Quel serait le livre que vous avez édité et qui a tout changé pour vous ? Tous les livres cachent des histoires de conception frappantes. Mais c'est sans doute Noces ou les confins sauvages d'Hélène David qui a signé une direction : celle de penser le lien du fond et de la forme, de suivre ses intuitions, de réfléchir à la matière et à sa traduction en livre. La fabrication de Noces a été épique pour pister les matières et techniques qui nous semblaient faire sens. En résulte un livre sobre qui se distingue par des images questionnant les porosités dans le monde du vivant et dont la réalisation l'illustre avec des gaufrages jouant avec l'épaisseur du papier et rappelant la notion de trace, de fossile, d'empreinte et un papier japonais tout en coton qui dès sa prise en main ouvre d'autres perceptions et place l'objet livre dans une relation, de fait, sensuelle. 

Quel message souhaitez-vous défendre ? « La direction que l'on prend est une signature » me disait mon ami et camarade d'édition Éric Guglielmi. Parti un peu trop tôt cet été, ses mots continuent de m'éclairer et d'aiguiser mes choix. Il n'est pas question juste de dire ou d'avoir une posture mais de voir une démarche dans son ensemble. En ce qui concerne l'édition, cela revient à dire que l'histoire et l'objet auxquels on aboutit, le livre, sont aussi importants que la manière dont il est conçu. Les étapes franchies, les questionnements, les angles saillants, la confiance que se font l'auteur, l'éditeur, le graphiste et de manière générale tous les autres collaborateurs abondent dans la vie d'un ouvrage et dans sa vitalité, c'est comme un écosystème. Quand un livre voit le jour, il faut qu'il ait vraiment quelque chose à proposer, que ce ne soit pas un simple outil de communication supplémentaire. 

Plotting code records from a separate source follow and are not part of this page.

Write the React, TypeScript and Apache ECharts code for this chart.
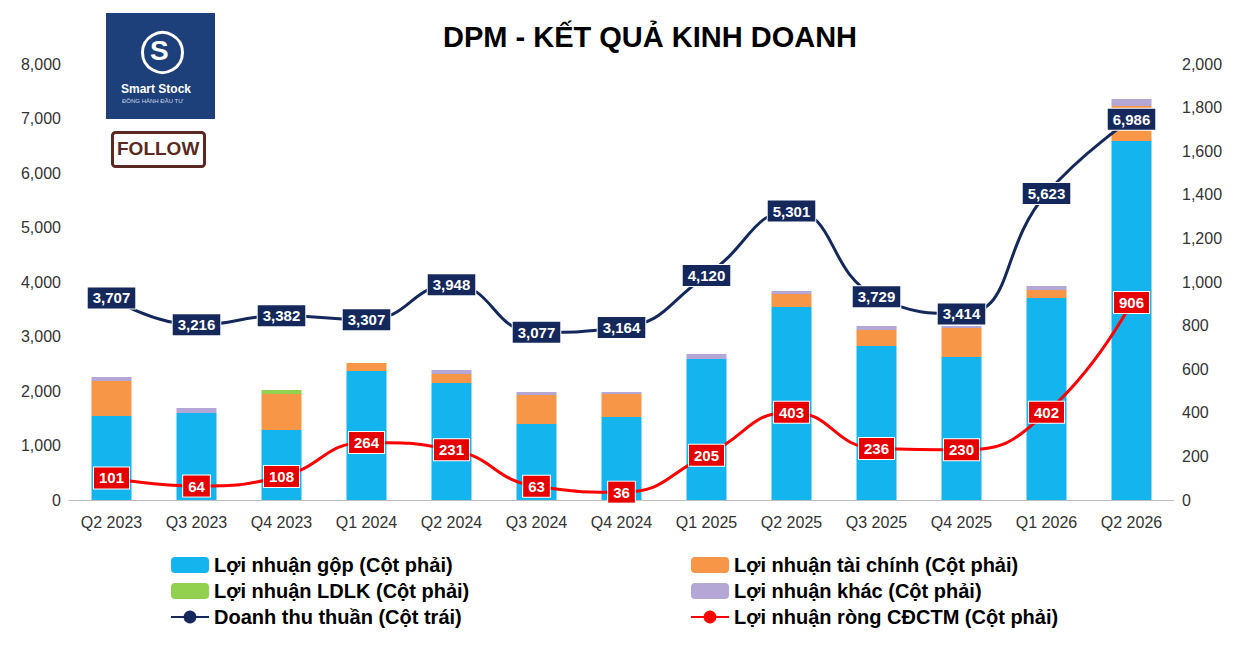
import React, { useEffect, useRef } from 'react';
import * as echarts from 'echarts';

const categories = ['Q2 2023', 'Q3 2023', 'Q4 2023', 'Q1 2024', 'Q2 2024', 'Q3 2024', 'Q4 2024', 'Q1 2025', 'Q2 2025', 'Q3 2025', 'Q4 2025', 'Q1 2026', 'Q2 2026'];
const grossProfit = [385, 399, 321, 592, 537, 349, 381, 647, 885, 706, 656, 927, 1647];
const financialProfit = [161, 0, 165, 36, 41, 133, 105, 0, 60, 74, 133, 36, 160];
const associateProfit = [0, 0, 19, 0, 0, 0, 0, 0, 0, 0, 0, 0, 0];
const otherProfit = [18, 23, 0, 0, 18, 13, 9, 23, 14, 18, 9, 19, 32];
const revenue = [3707, 3216, 3382, 3307, 3948, 3077, 3164, 4120, 5301, 3729, 3414, 5623, 6986];
const netProfit = [101, 64, 108, 264, 231, 63, 36, 205, 403, 236, 230, 402, 906];

const FONT = 'Liberation Sans';

const App: React.FC = () => {
  const chartRef = useRef<HTMLDivElement>(null);

  useEffect(() => {
    document.body.style.margin = '0';
    if (!chartRef.current) return;
    const chart = echarts.init(chartRef.current, undefined, { renderer: 'svg' });

    const barSeries = (name: string, data: number[], color: string) => ({
      name,
      type: 'bar' as const,
      stack: 'profit',
      yAxisIndex: 1,
      barWidth: 40,
      data,
      itemStyle: { color },
    });

    const legendText = { fontSize: 20, fontWeight: 'bold' as const, color: '#000', fontFamily: FONT };

    const option: echarts.EChartsOption = {
      animation: false,
      backgroundColor: '#fff',
      textStyle: { fontFamily: FONT },
      title: {
        text: 'DPM - KẾT QUẢ KINH DOANH',
        left: 645,
        top: 17,
        textAlign: 'center',
        textStyle: { fontSize: 29, fontWeight: 'bold', color: '#000', fontFamily: FONT },
      },
      grid: { left: 69, right: 73, top: 64, bottom: 151 },
      legend: [
        {
          orient: 'vertical',
          left: 165,
          top: 550,
          itemGap: 6,
          itemWidth: 38,
          itemHeight: 16,
          textStyle: legendText,
          data: ['Lợi nhuận gộp (Cột phải)', 'Lợi nhuận LDLK (Cột phải)', 'Doanh thu thuần (Cột trái)'],
        },
        {
          orient: 'vertical',
          left: 685,
          top: 550,
          itemGap: 6,
          itemWidth: 38,
          itemHeight: 16,
          textStyle: legendText,
          data: ['Lợi nhuận tài chính (Cột phải)', 'Lợi nhuận khác (Cột phải)', 'Lợi nhuận ròng CĐCTM (Cột phải)'],
        },
      ],
      xAxis: {
        type: 'category',
        data: categories,
        axisLine: { lineStyle: { color: '#bfbfbf' } },
        axisTick: { show: false },
        axisLabel: { fontSize: 16, color: '#333', margin: 14 },
      },
      yAxis: [
        {
          type: 'value',
          min: 0,
          max: 8000,
          interval: 1000,
          splitLine: { show: false },
          axisLabel: { fontSize: 16, color: '#333', formatter: (v: number) => v.toLocaleString('en-US') },
        },
        {
          type: 'value',
          min: 0,
          max: 2000,
          interval: 200,
          splitLine: { show: false },
          axisLabel: { fontSize: 16, color: '#333', formatter: (v: number) => v.toLocaleString('en-US') },
        },
      ],
      series: [
        barSeries('Lợi nhuận gộp (Cột phải)', grossProfit, '#14b4ef'),
        barSeries('Lợi nhuận tài chính (Cột phải)', financialProfit, '#f79646'),
        barSeries('Lợi nhuận LDLK (Cột phải)', associateProfit, '#92d050'),
        barSeries('Lợi nhuận khác (Cột phải)', otherProfit, '#b4a7d6'),
        {
          name: 'Doanh thu thuần (Cột trái)',
          type: 'line',
          yAxisIndex: 0,
          smooth: true,
          data: revenue,
          symbol: 'circle',
          symbolSize: 8,
          itemStyle: { color: '#14285c' },
          lineStyle: { color: '#14285c', width: 3 },
          label: {
            show: true,
            position: 'inside',
            formatter: (p: any) => p.value.toLocaleString('en-US'),
            backgroundColor: '#14285c',
            color: '#fff',
            fontWeight: 'bold',
            fontSize: 15,
            padding: [3, 5],
            borderColor: '#fff',
            borderWidth: 1,
          },
          z: 5,
        },
        {
          name: 'Lợi nhuận ròng CĐCTM (Cột phải)',
          type: 'line',
          yAxisIndex: 1,
          smooth: true,
          data: netProfit,
          symbol: 'circle',
          symbolSize: 8,
          itemStyle: { color: '#ff0000' },
          lineStyle: { color: '#ff0000', width: 3 },
          label: {
            show: true,
            position: 'inside',
            backgroundColor: '#e60000',
            color: '#fff',
            fontWeight: 'bold',
            fontSize: 15,
            padding: [3, 5],
            borderColor: '#fff',
            borderWidth: 1,
          },
          z: 6,
        },
      ],
      graphic: [
        { type: 'rect', left: 106, top: 13, shape: { width: 109, height: 106 }, style: { fill: '#1d3f7a' } },
        { type: 'circle', left: 140, top: 30, shape: { r: 20 }, style: { fill: 'none', stroke: '#fff', lineWidth: 3 } },
        { type: 'text', left: 150, top: 36, style: { text: 'S', fill: '#fff', font: 'bold 28px Liberation Sans' } },
        { type: 'text', left: 121, top: 83, style: { text: 'Smart Stock', fill: '#fff', font: 'bold 12px Liberation Sans' } },
        { type: 'text', left: 122, top: 98, style: { text: 'ĐỒNG HÀNH ĐẦU TƯ', fill: '#cfd8e8', font: '6px Liberation Sans' } },
        { type: 'rect', left: 111, top: 131, shape: { width: 92, height: 34, r: 3 }, style: { fill: '#fff', stroke: '#5a2a22', lineWidth: 3 } },
        { type: 'text', left: 117, top: 139, style: { text: 'FOLLOW', fill: '#5a2a22', font: 'bold 19px Liberation Sans' } },
      ],
    };

    chart.setOption(option);
    return () => chart.dispose();
  }, []);

  return <div ref={chartRef} style={{ width: 1247, height: 651 }} />;
};

export default App;
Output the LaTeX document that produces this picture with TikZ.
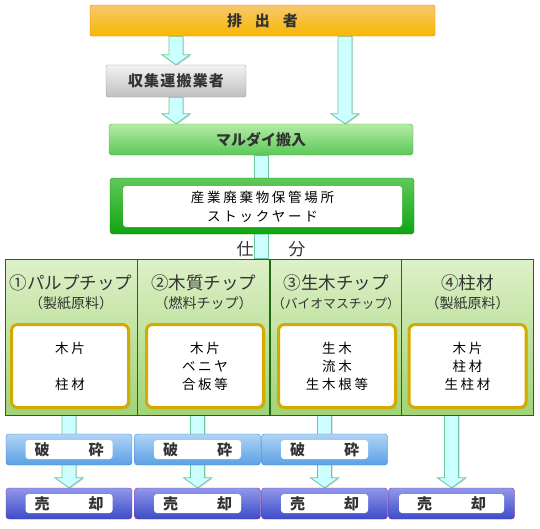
\documentclass[tikz,border=0pt]{standalone}
\usepackage{fontspec}
\setmainfont{Noto Sans CJK JP}
\newfontfamily\titlefont[LetterSpace=8]{Noto Sans CJK JP}
\newfontfamily\itemfont[LetterSpace=20]{Noto Sans CJK JP}
\usepackage{tikz}
\usetikzlibrary{calc,shadows}
\pgfdeclarelayer{bg}
\pgfsetlayers{bg,main}
\definecolor{txt}{HTML}{333333}
\definecolor{arrowfill}{HTML}{CCFFFF}
\definecolor{arrowline}{HTML}{6CC79A}
\tikzstyle{emitter} = [rectangle, rounded corners=2pt, draw=orange!90!red, top color={rgb,255:red,246;green,200;blue,110}, bottom color={rgb,255:red,248;green,184;blue,0}, minimum width=345pt, minimum height=31pt, inner sep=0pt, text=txt, font=\bfseries\fontsize{15}{18}\selectfont]
\tikzstyle{carrier} = [rectangle, rounded corners=2pt, draw=black!40, top color=black!5, bottom color=black!25, minimum width=140pt, minimum height=32pt, inner sep=0pt, text=txt, font=\titlefont\bfseries\fontsize{15}{18}\selectfont]
\tikzstyle{intake} = [rectangle, rounded corners=3pt, draw={rgb,255:red,74;green,174;blue,58}, top color={rgb,255:red,180;green,236;blue,165}, bottom color={rgb,255:red,90;green,200;blue,88}, minimum width=304pt, minimum height=31pt, inner sep=0pt, text=txt, font=\bfseries\fontsize{15}{18}\selectfont]
\tikzstyle{yard} = [rectangle, rounded corners=3pt, draw={rgb,255:red,16;green,144;blue,16}, top color={rgb,255:red,96;green,200;blue,90}, bottom color={rgb,255:red,16;green,165;blue,16}, minimum width=304pt, minimum height=56pt, inner sep=0pt]
\tikzstyle{yardinner} = [rectangle, rounded corners=3pt, fill=white, minimum width=279pt, minimum height=41pt, inner sep=0pt, align=center, font=\itemfont\fontsize{13.5}{19}\selectfont]
\tikzstyle{column} = [rectangle, draw={rgb,255:red,31;green,107;blue,20}, top color={rgb,255:red,222;green,240;blue,200}, bottom color={rgb,255:red,160;green,212;blue,118}, minimum width=132pt, minimum height=156pt, inner sep=0pt]
\tikzstyle{heading} = [align=center, text=txt, font=\fontsize{17.5}{19}\selectfont]
\tikzstyle{items} = [rectangle, rounded corners=6pt, line width=3pt, draw={rgb,255:red,212;green,170;blue,0}, fill=white, minimum width=117pt, minimum height=83pt, inner sep=0pt, align=center, font=\itemfont\fontsize{13.5}{18}\selectfont, drop shadow={shadow xshift=1.5pt, shadow yshift=-1.5pt, opacity=0.3}]
\tikzstyle{plate} = [path picture={\fill[white] ([shift={(-#1/2,-9.5pt)}]path picture bounding box.center) rectangle +(#1,19pt);}]
\tikzstyle{crush} = [rectangle, rounded corners=3pt, draw={rgb,255:red,53;green,132;blue,208}, top color={rgb,255:red,176;green,212;blue,245}, bottom color={rgb,255:red,90;green,160;blue,230}, minimum width=126pt, minimum height=31pt, inner sep=0pt, plate=87pt, text=txt, font=\bfseries\fontsize{15}{18}\selectfont]
\tikzstyle{sale} = [rectangle, rounded corners=3pt, draw={rgb,255:red,136;green,51;blue,170}, top color={rgb,255:red,144;green,152;blue,232}, bottom color={rgb,255:red,60;green,76;blue,200}, minimum width=126pt, minimum height=31pt, inner sep=0pt, plate=87pt, text=txt, font=\bfseries\fontsize{15}{18}\selectfont]
\tikzstyle{flowarrow} = [fill=arrowfill, draw=arrowline, line width=0.8pt, drop shadow={shadow xshift=1pt, shadow yshift=-1pt, opacity=0.3}]
% block arrow: y from #1, x and tip from #2
\newcommand{\bigarrow}[2]{%
  \path[flowarrow] let \p1=(#1), \p2=(#2) in
    (\x2-7pt,\y1) -- (\x2+7pt,\y1) -- (\x2+7pt,\y2+10pt) -- (\x2+14pt,\y2+10pt)
    -- (\x2,\y2) -- (\x2-14pt,\y2+10pt) -- (\x2-7pt,\y2+10pt) -- cycle;}
\newcommand{\bigshaft}[2]{%
  \path[flowarrow] let \p1=(#1), \p2=(#2) in (\x2-7pt,\y1) rectangle (\x2+7pt,\y2);}

\begin{document}
\begin{tikzpicture}[x=1pt,y=-1pt]
    \useasboundingbox (0,0) rectangle (540,528);
    \node (emitter) [emitter] at (262.5,20.5) {排\hspace{13pt}出\hspace{13pt}者};
    \node (carrier) [carrier] at (176,81) {収集運搬業者};
    \coordinate (direct) at (345,0);
    \node (intake) [intake] at (261,139.5) {マルダイ搬入};
    \node (yard) [yard] at (262,206) {};
    \node (yardtext) [yardinner] at (262.5,206.5) {産業廃棄物保管場所\\ストックヤード};
    \node (sorting) [text=txt, font=\fontsize{17}{19}\selectfont] at (271,249) {仕\hspace{35pt}分};
    % columns
    \node (col1) [column] at (71,337) {};
    \node (col2) [column] at (203.5,337) {};
    \node (col3) [column] at (336,337) {};
    \node (col4) [column] at (467.5,337) {};
    \node (head1) [heading] at (71,292) {①パルプチップ\\{\fontsize{14}{19}\selectfont （製紙原料）}};
    \node (head2) [heading] at (203.5,292) {②木質チップ\\{\fontsize{14}{19}\selectfont （燃料チップ）}};
    \node (head3) [heading] at (336,292) {③生木チップ\\{\fontsize{12.8}{19}\selectfont （バイオマスチップ）}};
    \node (head4) [heading] at (467.5,292) {④柱材\\{\fontsize{14}{19}\selectfont （製紙原料）}};
    \node (items1) [items] at (70,366) {木片\\[18pt]柱材};
    \node (items2) [items] at (205,366) {木片\\ベニヤ\\合板等};
    \node (items3) [items] at (337,366) {生木\\流木\\生木根等};
    \node (items4) [items] at (467.5,366) {木片\\柱材\\生柱材};
    % crushing and sale
    \node (crush1) [crush] at (69,449.5) {破\hspace{39pt}砕};
    \node (crush2) [crush] at (197.5,449.5) {破\hspace{39pt}砕};
    \node (crush3) [crush] at (324.5,449.5) {破\hspace{39pt}砕};
    \node (sale1) [sale] at (69,503.5) {売\hspace{39pt}却};
    \node (sale2) [sale] at (197.5,503.5) {売\hspace{39pt}却};
    \node (sale3) [sale] at (324.5,503.5) {売\hspace{39pt}却};
    \node (sale4) [sale, plate=105pt] at (451.5,503.5) {売\hspace{39pt}却};
    \begin{pgfonlayer}{bg}
        \bigarrow{emitter.south}{carrier.north}
        \bigarrow{emitter.south}{intake.north -| direct}
        \bigarrow{carrier.south}{intake.north -| carrier.south}
        \bigshaft{intake.south}{col2.north -| intake.south}
        \bigarrow{col1.south}{sale1.north}
        \bigarrow{col2.south}{sale2.north}
        \bigarrow{col3.south}{sale3.north}
        \bigarrow{col4.south}{sale4.north}
    \end{pgfonlayer}
\end{tikzpicture}
\end{document}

Votre actualité du moment ? La sortie de deux ouvrages quasi simultanément qui se font l'écho de nombreuses mutations sociales et environnementales que nous vivons actuellement. 

The Eclipse de Stéphane Charpentier, présente des photographies et des transcriptions de dialogues collectés en Grèce entre 2012 et 2021 qui témoignent d'un moment intense de notre histoire contemporaine. Sur fond de crise économique et de remous politique, se superposent ces témoignages existentiels captés dans la réalité quotidienne.

Dysnomia d'Alexandre Dupeyron, où se tutoient deux mondes : celui du vivant, aux formes irrégulières, laissant apparaître des visages au creux des arbres, où d'une forme naît un mouvement, une éclosion et celui qui bascule vers l'aliénation de l'homme, enfermé, ce monde vivant devenant trop petit pour lui. Le livre est monté comme une partition de musique où chaque photo est une note. La reliure japonaise permet par sa matérialité de lier les pages rectos et les pages versos dans une une continuité qui rappelle celle de la bobine de film.